Le confinement n’aura pas fait beaucoup d’heureux notamment parmi les professionnels du livre. Depuis des années, l’industrie du livre traverse une crise majeure. En 2019, la production littéraire accusait une baisse historique. Les Français lisent-ils moins ? Le monde de l’édition a-t-il su s’adapter à la révolution numérique ? Publie-t-on toujours de la littérature ou diffuse-t-on des produits de grande consommation ? Les plateformes de vente en ligne n’ont-elles pas assassiné les librairies de quartier ?
Dans un monde où la réflexion semble contingentée par l’information continue, plus anxiogène que jamais, lire est un plaisir et une source de liberté. Lire des livres délivre, entend-on fréquemment.
Si lire provoque du bonheur, écrire est un art, une passion ou une thérapie.
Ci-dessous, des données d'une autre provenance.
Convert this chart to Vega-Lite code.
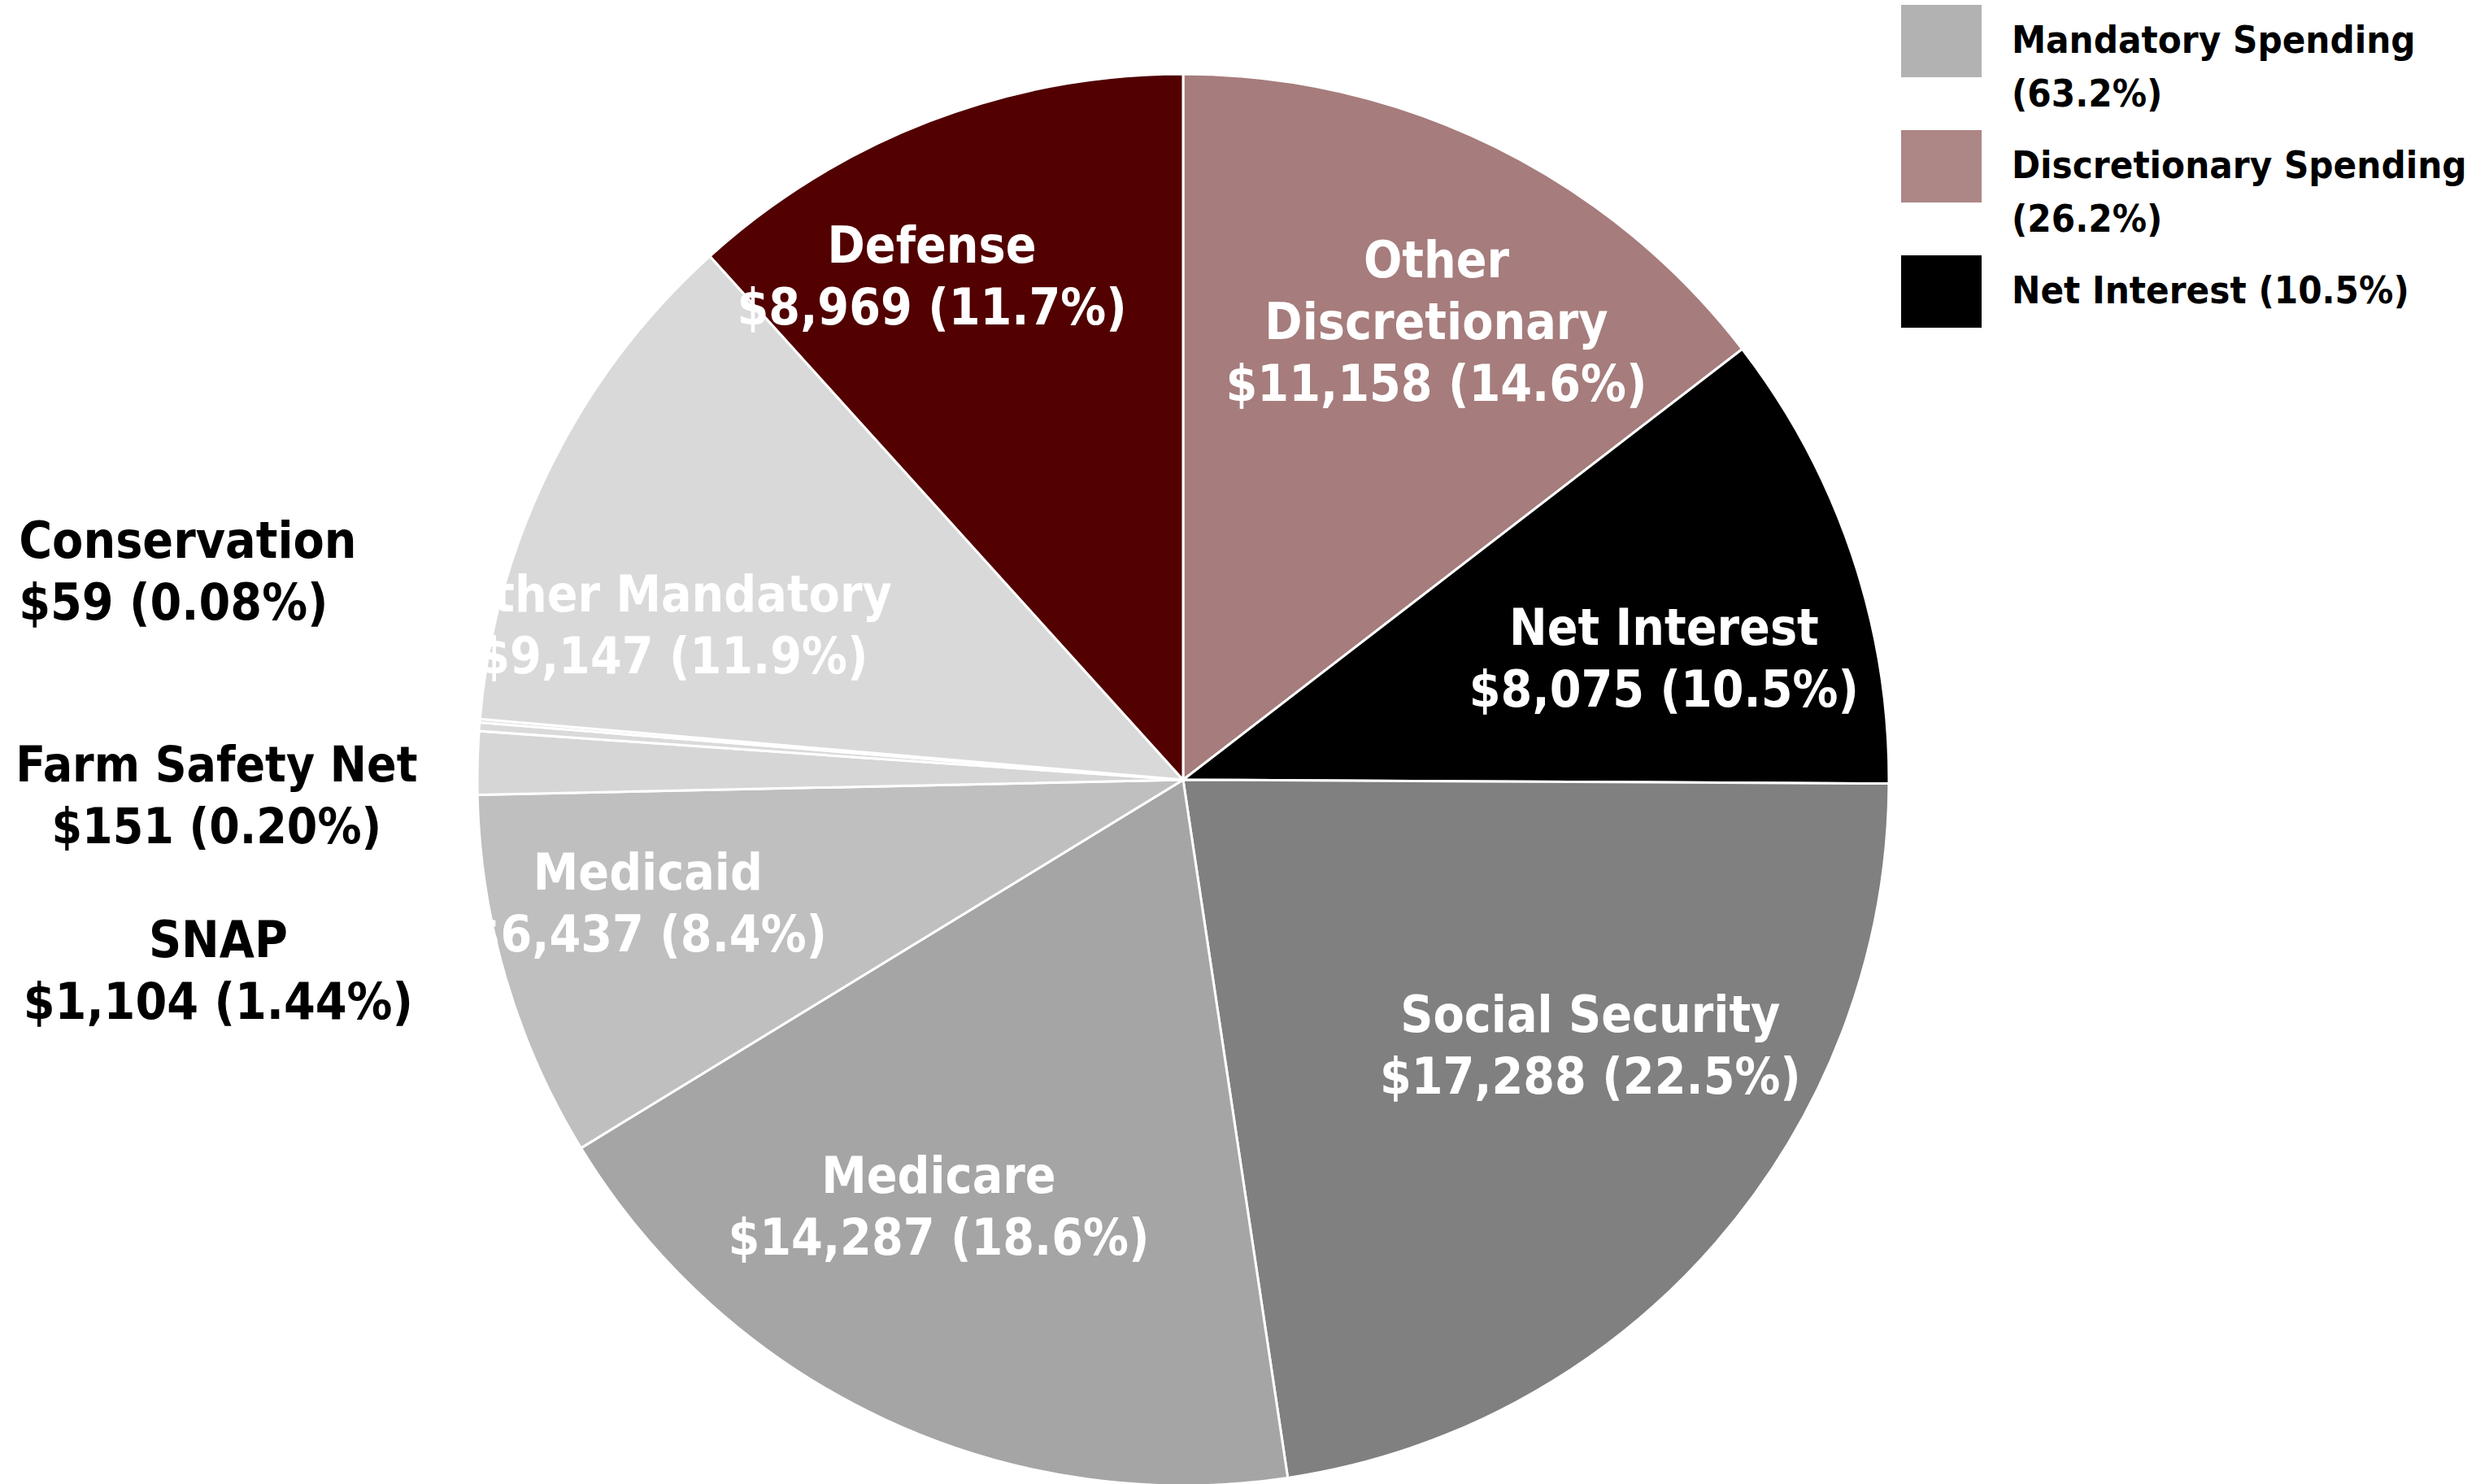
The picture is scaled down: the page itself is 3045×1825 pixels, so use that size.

On peut écrire pour soi ou vouloir partager ses textes avec un lectorat. Assaillis par une inflation de manuscrits, selon les aveux des professionnels du livre, les éditeurs proposent souvent l’étagère restante à d’apprentis écrivains pensant naïvement connaître la célébrité. À moins d’avoir défrayé la chronique ou eu un moment de gloire télévisuelle, il est pratiquement impossible de se faire éditer. Le livre est un produit et l’auteur une marque. Il n’est donc pas étonnant que l’autoédition ait le vent en poupe. Des plateformes Internet proposent aux nouveaux auteurs de faire paraître leurs livres, parmi elles Amazon assure également la diffusion en ligne.
Fermeture administrative oblige en mars 2020, les libraires ont dû cesser leur activité, mettant en péril leur commerce. Déjà, beaucoup d’entre eux rencontraient de grandes difficultés financières, le plan d’urgence leur aura donné un peu d’oxygène. Plus que la presse, les libraires sont les meilleurs promoteurs du livre, sachant conseiller leurs clients.
Il ne s’agit pas de faire de la publicité pour les gros vendeurs de livres, ces auteurs qui produisent un livre par an, devenus au fil du temps des industriels de l’édition, enfin des grandes maisons parisiennes. Les diffuseurs se chargent d’approvisionner les libraires en leur fournissant la PLV afférente. La richesse du monde littéraire est aussi ailleurs. Entre les auteurs à succès et les écrivains autoédités, existent de nombreux auteurs publiés à compte d’éditeur par des petites maisons d’édition, n’ayant ni diffuseur, ni distributeur, ni service marketing.
Parmi ces auteurs restés dans l’ombre, beaucoup ne sont ni retraités ni fortunés ; ils exercent un métier pour vivre, écrire est pour eux une vocation. Les plus chanceux vendront mille exemplaires ; les autres une ou deux centaines. Ignorés par la presse, même locale, ils n’intéresseront pas les blogueurs ou les blogueuses littéraires non plus. Sollicités par les services de presse des grands éditeurs, ces derniers refuseront poliment de lire des auteurs inconnus, qui ne pourront compter que sur la chance, le bouche à oreille ou leur conviction.
Être trop près de la lumière rend toujours aveugle, il est parfois nécessaire de regarder ailleurs. Sans auteur, il n’y a pas de littérature. Sans lecteurs, il ne sera plus nécessaire d’imprimer des livres.
Les influenceurs pourraient se montrer plus curieux. Bien que le livre soit devenu un produit de consommation, les éditeurs devraient redevenir de véritables découvreurs. Quant aux libraires, nous sommes certains qu’ils sauront pallier comme toujours l’indifférence des uns et autres.